* **Dataset content**
|---|
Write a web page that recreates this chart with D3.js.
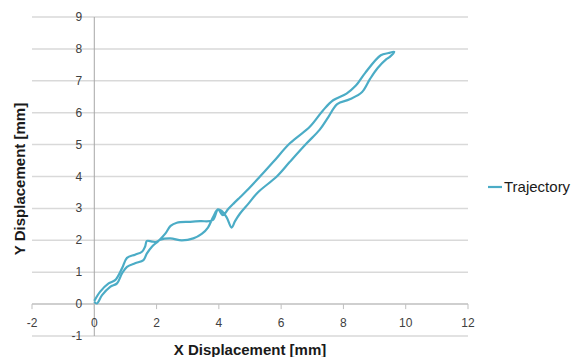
<!DOCTYPE html>
<html>
<head>
<meta charset="utf-8">
<script src="https://cdn.jsdelivr.net/npm/d3@7"></script>
<style>
  body { margin: 0; background: #fff; }
  svg { display: block; font-family: "Liberation Sans", Arial, sans-serif; }
</style>
</head>
<body>
<svg id="chart" width="579" height="357"></svg>
<script>
// trajectory, out along the upper-left side to the tip and back along the lower-right side
const xDisp = [0.0, 0.19, 0.46, 0.67, 0.89, 1.05, 1.31, 1.53, 1.63, 1.69, 1.85, 2.0, 2.12, 2.44, 2.81, 3.18, 3.45, 3.65, 3.82, 3.97, 4.13, 4.3, 4.47, 4.68, 4.89, 5.32, 5.75, 6.28, 6.92, 7.35, 7.67, 8.1, 8.4, 8.7, 9.2, 9.45, 9.63,
  9.49, 9.38, 9.1, 8.85, 8.6, 8.2, 7.8, 7.52, 7.24, 6.82, 6.28, 5.86, 5.25, 4.95, 4.68, 4.52, 4.41, 4.25, 4.08, 3.97, 3.8, 3.4, 3.08, 2.65, 2.45, 2.28, 2.06, 1.85, 1.69, 1.58, 1.31, 1.05, 0.89, 0.73, 0.51, 0.25, 0.08, 0.0];
const yDisp = [0.1, 0.39, 0.65, 0.75, 1.12, 1.45, 1.55, 1.64, 1.8, 1.98, 1.96, 1.95, 2.02, 2.06, 2.0, 2.06, 2.2, 2.4, 2.74, 2.97, 2.79, 2.98, 3.15, 3.35, 3.55, 4.0, 4.46, 5.04, 5.56, 6.08, 6.39, 6.6, 6.85, 7.25, 7.8, 7.87, 7.91,
  7.75, 7.68, 7.4, 7.05, 6.65, 6.42, 6.27, 5.87, 5.47, 5.04, 4.46, 4.0, 3.5, 3.15, 2.84, 2.6, 2.4, 2.72, 2.93, 2.97, 2.63, 2.6, 2.58, 2.55, 2.45, 2.21, 1.98, 1.8, 1.59, 1.38, 1.28, 1.17, 0.96, 0.65, 0.54, 0.28, 0.02, 0.08];

const xTicks = [-2, 0, 2, 4, 6, 8, 10, 12];
const yTicks = [-1, 0, 1, 2, 3, 4, 5, 6, 7, 8, 9];
const seriesName = "Trajectory";

const svg = d3.select("#chart");
const lineColor = "#4bacc6";

const x = d3.scaleLinear().domain([-2, 12]).range([32, 468]);
const y = d3.scaleLinear().domain([-1, 9]).range([336, 17]);

// 水平网格线
svg.append("g")
  .selectAll("line")
  .data(yTicks)
  .join("line")
  .attr("x1", x(-2)).attr("x2", x(12))
  .attr("y1", d => y(d)).attr("y2", d => y(d))
  .attr("stroke", d => d === 0 ? "#bfbfbf" : "#d9d9d9")
  .attr("stroke-width", 1.5);

// y 轴线在 x=0
svg.append("line")
  .attr("x1", x(0)).attr("x2", x(0))
  .attr("y1", y(9)).attr("y2", y(-1))
  .attr("stroke", "#a6a6a6")
  .attr("stroke-width", 1);

// x 轴刻度
svg.append("g")
  .selectAll("line")
  .data(xTicks)
  .join("line")
  .attr("x1", d => x(d)).attr("x2", d => x(d))
  .attr("y1", y(0)).attr("y2", y(0) + 5)
  .attr("stroke", "#bfbfbf")
  .attr("stroke-width", 1);

svg.append("g")
  .selectAll("text")
  .data(xTicks)
  .join("text")
  .attr("x", d => x(d))
  .attr("y", y(0) + 23)
  .attr("text-anchor", "middle")
  .attr("font-size", 12)
  .attr("fill", "#404040")
  .text(d => d);

svg.append("g")
  .selectAll("text")
  .data(yTicks)
  .join("text")
  .attr("x", x(0) - 12)
  .attr("y", d => y(d) + 4)
  .attr("text-anchor", "end")
  .attr("font-size", 12)
  .attr("fill", "#404040")
  .text(d => d);

// 轨迹曲线
const pts = xDisp.map((v, i) => [v, yDisp[i]]);
const line = d3.line()
  .x(d => x(d[0]))
  .y(d => y(d[1]))
  .curve(d3.curveCatmullRom.alpha(0.5));

svg.append("path")
  .datum(pts)
  .attr("d", line)
  .attr("fill", "none")
  .attr("stroke", lineColor)
  .attr("stroke-width", 2.2)
  .attr("stroke-linejoin", "round");

// 坐标轴标题
svg.append("text")
  .attr("x", 250)
  .attr("y", 355)
  .attr("text-anchor", "middle")
  .attr("font-size", 15)
  .attr("font-weight", "bold")
  .attr("fill", "#1a1a1a")
  .text("X Displacement [mm]");

svg.append("text")
  .attr("transform", "translate(25,179) rotate(-90)")
  .attr("text-anchor", "middle")
  .attr("font-size", 15)
  .attr("font-weight", "bold")
  .attr("fill", "#1a1a1a")
  .text("Y Displacement [mm]");

// 图例
svg.append("line")
  .attr("x1", 488).attr("x2", 502)
  .attr("y1", 187).attr("y2", 187)
  .attr("stroke", lineColor)
  .attr("stroke-width", 2.2);

svg.append("text")
  .attr("x", 504)
  .attr("y", 192)
  .attr("font-size", 15)
  .attr("fill", "#1a1a1a")
  .text(seriesName);
</script>
</body>
</html>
|---|
Give the material again exactly as it is, but keep the pictures out.

* **Solution for this task**
Write a web page that recreates this chart with D3.js.
<!DOCTYPE html>
<html>
<head>
<meta charset="utf-8">
<script src="https://cdn.jsdelivr.net/npm/d3@7"></script>
<style>
  body { margin: 0; background: #fff; }
  svg { display: block; font-family: "Liberation Sans", Arial, sans-serif; }
</style>
</head>
<body>
<svg id="chart" width="579" height="357"></svg>
<script>
// trajectory, out along the upper-left side to the tip and back along the lower-right side
const xDisp = [0.0, 0.19, 0.46, 0.67, 0.89, 1.05, 1.31, 1.53, 1.63, 1.69, 1.85, 2.0, 2.12, 2.44, 2.81, 3.18, 3.45, 3.65, 3.82, 3.97, 4.13, 4.3, 4.47, 4.68, 4.89, 5.32, 5.75, 6.28, 6.92, 7.35, 7.67, 8.1, 8.4, 8.7, 9.2, 9.45, 9.63,
  9.49, 9.38, 9.1, 8.85, 8.6, 8.2, 7.8, 7.52, 7.24, 6.82, 6.28, 5.86, 5.25, 4.95, 4.68, 4.52, 4.41, 4.25, 4.08, 3.97, 3.8, 3.4, 3.08, 2.65, 2.45, 2.28, 2.06, 1.85, 1.69, 1.58, 1.31, 1.05, 0.89, 0.73, 0.51, 0.25, 0.08, 0.0];
const yDisp = [0.1, 0.39, 0.65, 0.75, 1.12, 1.45, 1.55, 1.64, 1.8, 1.98, 1.96, 1.95, 2.02, 2.06, 2.0, 2.06, 2.2, 2.4, 2.74, 2.97, 2.79, 2.98, 3.15, 3.35, 3.55, 4.0, 4.46, 5.04, 5.56, 6.08, 6.39, 6.6, 6.85, 7.25, 7.8, 7.87, 7.91,
  7.75, 7.68, 7.4, 7.05, 6.65, 6.42, 6.27, 5.87, 5.47, 5.04, 4.46, 4.0, 3.5, 3.15, 2.84, 2.6, 2.4, 2.72, 2.93, 2.97, 2.63, 2.6, 2.58, 2.55, 2.45, 2.21, 1.98, 1.8, 1.59, 1.38, 1.28, 1.17, 0.96, 0.65, 0.54, 0.28, 0.02, 0.08];

const xTicks = [-2, 0, 2, 4, 6, 8, 10, 12];
const yTicks = [-1, 0, 1, 2, 3, 4, 5, 6, 7, 8, 9];
const seriesName = "Trajectory";

const svg = d3.select("#chart");
const lineColor = "#4bacc6";

const x = d3.scaleLinear().domain([-2, 12]).range([32, 468]);
const y = d3.scaleLinear().domain([-1, 9]).range([336, 17]);

// 水平网格线
svg.append("g")
  .selectAll("line")
  .data(yTicks)
  .join("line")
  .attr("x1", x(-2)).attr("x2", x(12))
  .attr("y1", d => y(d)).attr("y2", d => y(d))
  .attr("stroke", d => d === 0 ? "#bfbfbf" : "#d9d9d9")
  .attr("stroke-width", 1.5);

// y 轴线在 x=0
svg.append("line")
  .attr("x1", x(0)).attr("x2", x(0))
  .attr("y1", y(9)).attr("y2", y(-1))
  .attr("stroke", "#a6a6a6")
  .attr("stroke-width", 1);

// x 轴刻度
svg.append("g")
  .selectAll("line")
  .data(xTicks)
  .join("line")
  .attr("x1", d => x(d)).attr("x2", d => x(d))
  .attr("y1", y(0)).attr("y2", y(0) + 5)
  .attr("stroke", "#bfbfbf")
  .attr("stroke-width", 1);

svg.append("g")
  .selectAll("text")
  .data(xTicks)
  .join("text")
  .attr("x", d => x(d))
  .attr("y", y(0) + 23)
  .attr("text-anchor", "middle")
  .attr("font-size", 12)
  .attr("fill", "#404040")
  .text(d => d);

svg.append("g")
  .selectAll("text")
  .data(yTicks)
  .join("text")
  .attr("x", x(0) - 12)
  .attr("y", d => y(d) + 4)
  .attr("text-anchor", "end")
  .attr("font-size", 12)
  .attr("fill", "#404040")
  .text(d => d);

// 轨迹曲线
const pts = xDisp.map((v, i) => [v, yDisp[i]]);
const line = d3.line()
  .x(d => x(d[0]))
  .y(d => y(d[1]))
  .curve(d3.curveCatmullRom.alpha(0.5));

svg.append("path")
  .datum(pts)
  .attr("d", line)
  .attr("fill", "none")
  .attr("stroke", lineColor)
  .attr("stroke-width", 2.2)
  .attr("stroke-linejoin", "round");

// 坐标轴标题
svg.append("text")
  .attr("x", 250)
  .attr("y", 355)
  .attr("text-anchor", "middle")
  .attr("font-size", 15)
  .attr("font-weight", "bold")
  .attr("fill", "#1a1a1a")
  .text("X Displacement [mm]");

svg.append("text")
  .attr("transform", "translate(25,179) rotate(-90)")
  .attr("text-anchor", "middle")
  .attr("font-size", 15)
  .attr("font-weight", "bold")
  .attr("fill", "#1a1a1a")
  .text("Y Displacement [mm]");

// 图例
svg.append("line")
  .attr("x1", 488).attr("x2", 502)
  .attr("y1", 187).attr("y2", 187)
  .attr("stroke", lineColor)
  .attr("stroke-width", 2.2);

svg.append("text")
  .attr("x", 504)
  .attr("y", 192)
  .attr("font-size", 15)
  .attr("fill", "#1a1a1a")
  .text(seriesName);
</script>
</body>
</html>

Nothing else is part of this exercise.